PERHAPS THE REASON TURKEY WANTS an ICBM isn’t specific, but general. Turkey’s development of an ICBM capability is just one example of what results when American reliability as a security partner is called into question. The decline in European assessments of U.S. reliability as guarantor of European security and extended nuclear deterrence, underscored by the failure of the National Defense Strategy to even mention extended nuclear deterrence, has begun to open us up to a world in which nation states resort to self-help rather than relying on U.S. security guarantees.
Missile technology is proliferating, and the effects of large and diverse missile arsenals have been on display around the world in recent years, from Russia and Ukraine to Israel and Gaza to Yemen and the Bab-el-Mandeb to Iran and the Strait of Hormuz. One scholar has suggested we may be entering a new age of conventional ballistic missiles, with extraordinarily destabilizing consequences, including a decisive (if inevitably temporary) advantage for offensive missiles over missile defenses, and further blurring of the differences between conventional and nuclear weapons (especially when both types of warheads can be mated to the same missile).

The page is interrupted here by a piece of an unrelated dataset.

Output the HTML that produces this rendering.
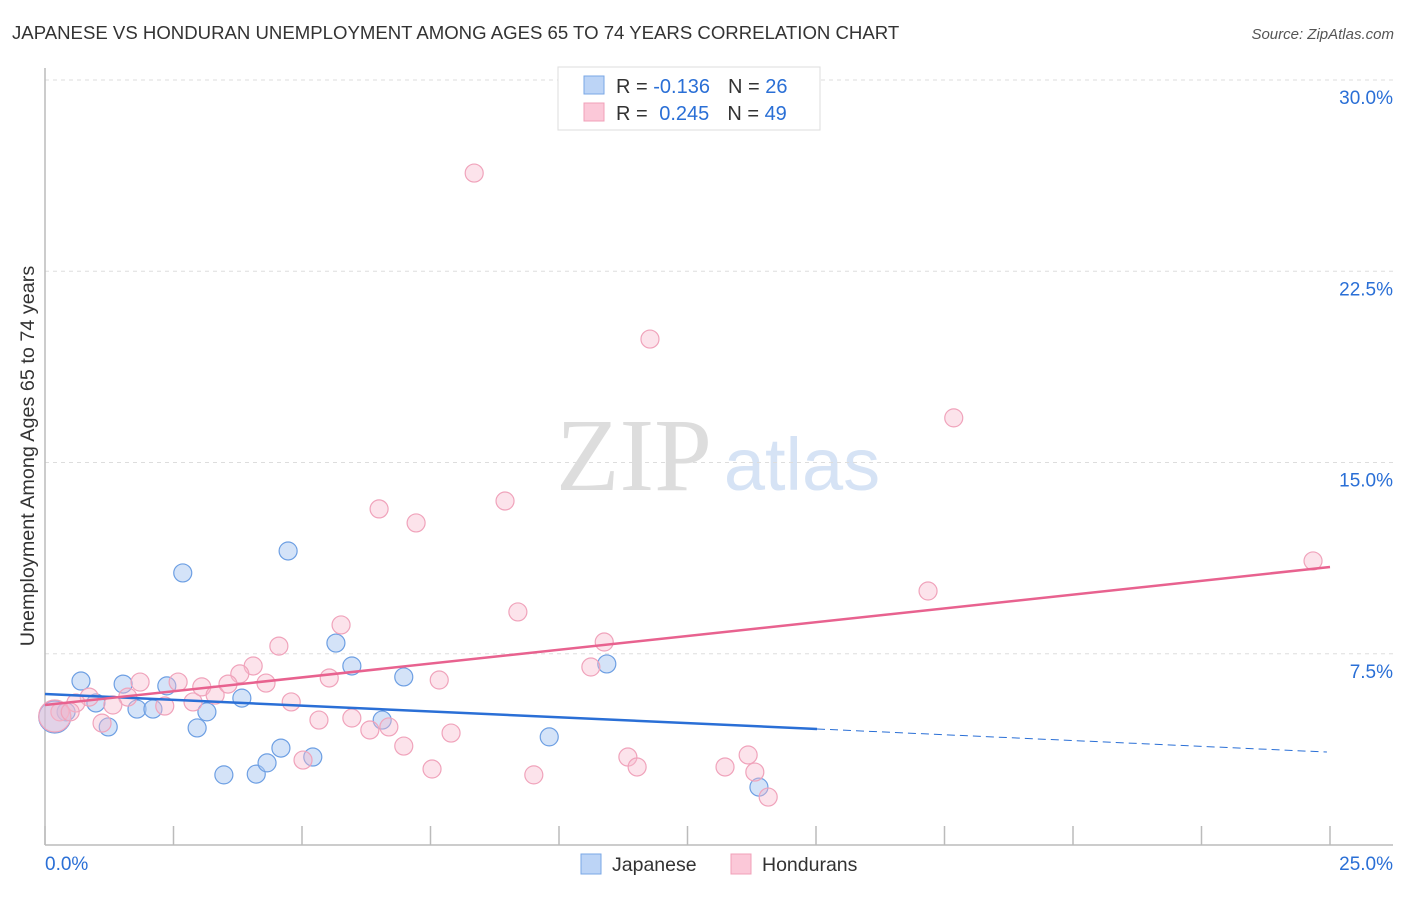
<!DOCTYPE html>
<html><head><meta charset="utf-8"><style>
body{margin:0;background:#fff;font-family:"Liberation Sans",sans-serif;}
svg text{font-family:"Liberation Sans",sans-serif;}
</style></head><body>
<svg id="c" width="1406" height="892" xmlns="http://www.w3.org/2000/svg">
<text x="12" y="39" font-size="18.6" fill="#333">JAPANESE VS HONDURAN UNEMPLOYMENT AMONG AGES 65 TO 74 YEARS CORRELATION CHART</text>
<text x="1394" y="39" font-size="15" fill="#555" font-style="italic" text-anchor="end">Source: ZipAtlas.com</text>
<g>
<text x="634" y="490" font-size="104" fill="#ddd" text-anchor="middle" style="font-family:'Liberation Serif',serif">ZIP</text>
<text x="802" y="490" font-size="74" fill="#d6e3f5" text-anchor="middle">atlas</text>
</g>
<g id="grid"></g>
<g id="axes"></g>
<g id="pts"></g>
<g id="lines"></g>
<text transform="translate(34,456) rotate(-90)" font-size="19.8" fill="#333" text-anchor="middle">Unemployment Among Ages 65 to 74 years</text>
<g>
<rect x="558" y="67" width="262" height="63" fill="#fff" stroke="#ddd"/>
<rect x="584" y="76" width="20" height="18" fill="#bcd4f6" stroke="#7aa7e6"/>
<rect x="584" y="103" width="20" height="18" fill="#fbc8d8" stroke="#f0a0b8"/>
<text x="616" y="93" font-size="20" fill="#333">R = <tspan fill="#2a6fd6">-0.136</tspan><tspan dx="18">N = </tspan><tspan fill="#2a6fd6">26</tspan></text>
<text x="616" y="120" font-size="20" fill="#333">R = <tspan fill="#2a6fd6" dx="6">0.245</tspan><tspan dx="18">N = </tspan><tspan fill="#2a6fd6">49</tspan></text>
</g>
<g>
<rect x="581" y="854" width="20" height="20" fill="#bcd4f6" stroke="#7aa7e6"/>
<text x="612" y="871" font-size="19.5" fill="#333">Japanese</text>
<rect x="731" y="854" width="20" height="20" fill="#fbc8d8" stroke="#f0a0b8"/>
<text x="762" y="871" font-size="19.5" fill="#333">Hondurans</text>
</g>
</svg>
<script>
const yTicks=[7.5,15,22.5,30];
const yTickLabels=["7.5%","15.0%","22.5%","30.0%"];
const xTicks=[0,2.5,5,7.5,10,12.5,15,17.5,20,22.5,25];
const japX=[0.70,1.52,0.99,1.23,1.79,2.10,2.37,2.68,2.96,3.15,3.48,3.83,4.11,4.32,4.59,4.73,5.21,5.66,5.97,6.56,6.98,9.81,10.93,13.89,0.41,0.19];
const japY=[6.43,6.31,5.57,4.63,5.33,5.33,6.24,10.67,4.59,5.22,2.75,5.76,2.78,3.22,3.80,11.53,3.45,7.92,7.02,4.90,6.59,4.24,7.10,2.27,5.22,5.02];
const honX=[8.35,11.77,17.68,24.67,17.18,8.95,6.50,7.22,9.20,5.76,4.55,10.88,10.62,4.05,3.79,2.59,1.85,0.86,0.60,1.61,2.33,2.88,3.05,3.31,3.56,4.30,4.79,5.53,5.33,5.97,6.32,6.69,6.98,7.67,7.90,7.53,5.02,9.51,11.34,11.52,13.23,13.68,13.81,14.07,1.11,1.32,0.29,0.19,0.49];
const honY=[26.35,19.84,16.75,11.14,9.96,13.49,13.18,12.63,9.14,8.63,7.80,7.96,6.98,7.02,6.71,6.39,6.39,5.80,5.57,5.80,5.45,5.61,6.20,5.88,6.31,6.35,5.61,6.55,4.90,4.98,4.51,4.63,3.88,6.47,4.39,2.98,3.33,2.75,3.45,3.06,3.06,3.53,2.86,1.88,4.78,5.49,5.22,5.06,5.22];
const japTrend=[5.92,-0.0912];
const honTrend=[5.49,0.2165];
const xs=v=>45+v*51.4, ys=v=>845-v*25.5;
const NS="http://www.w3.org/2000/svg";
function mk(tag,a,parent){const e=document.createElementNS(NS,tag);for(const k in a)e.setAttribute(k,a[k]);document.getElementById(parent).appendChild(e);return e;}
yTicks.forEach((t,i)=>{
 const l=mk('line',{x1:45,x2:1393,y1:ys(t),y2:ys(t),stroke:'#ddd','stroke-dasharray':'4,4'},'grid');
 
 
 const tx=mk('text',{x:1393,y:ys(t)+24,'font-size':19,fill:'#2a6fd6','text-anchor':'end'},'grid');
 tx.textContent=yTickLabels[i];
 
 
});
let a=mk('line',{x1:45,x2:45,y1:68,y2:845,stroke:'#bbb','stroke-width':1.5},'axes');


a=mk('line',{x1:45,x2:1393,y1:845,y2:845,stroke:'#bbb','stroke-width':1.5},'axes');


xTicks.forEach(t=>{const l=mk('line',{x1:xs(t),x2:xs(t),y1:826,y2:845,stroke:'#bbb','stroke-width':1.5},'axes');
 
 });
let t=mk('text',{x:45,y:870,'font-size':19,fill:'#2a6fd6'},'axes');t.textContent='0.0%';


t=mk('text',{x:1393,y:870,'font-size':19,fill:'#2a6fd6','text-anchor':'end'},'axes');t.textContent='25.0%';


japX.forEach((x,i)=>{const c=mk('circle',{cx:xs(x),cy:ys(japY[i]),r:i==japX.length-1?16:9,fill:'rgba(170,200,242,0.5)',stroke:'#6d9fe3','stroke-width':1.2},'pts');
 
 });
honX.forEach((x,i)=>{const c=mk('circle',{cx:xs(x),cy:ys(honY[i]),r:i==honX.length-2?16:9,fill:'rgba(248,185,205,0.4)',stroke:'#f0a3bb','stroke-width':1.2},'pts');
 
 });
let ln=mk('line',{x1:xs(0),y1:ys(japTrend[0]),x2:xs(15.02),y2:ys(japTrend[0]+japTrend[1]*15.02),stroke:'#2a6fd6','stroke-width':2.5},'lines');


ln=mk('line',{x1:xs(15.02),y1:ys(japTrend[0]+japTrend[1]*15.02),x2:xs(24.94),y2:ys(japTrend[0]+japTrend[1]*24.94),stroke:'#2a6fd6','stroke-width':1,'stroke-dasharray':'8,5'},'lines');


ln=mk('line',{x1:xs(0),y1:ys(honTrend[0]),x2:xs(25),y2:ys(honTrend[0]+honTrend[1]*25),stroke:'#e8628f','stroke-width':2.5},'lines');


</script>
</body></html>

Turkey’s ICBM, while not yet a reality, is indicative of the more disordered world we are now facing. Nuclear proliferation and the spread of conventional ballistic missiles of intercontinental range are likely to make the world uglier and incomparably more dangerous than what we have been used to since the end of the Cold War. Judging by their reaction to the current war against Iran, it seems likely that Americans will come to look back on the much-disparaged era of American “globalism” and “primacy” with nostalgia; they may soon see it as a golden age compared to what’s coming.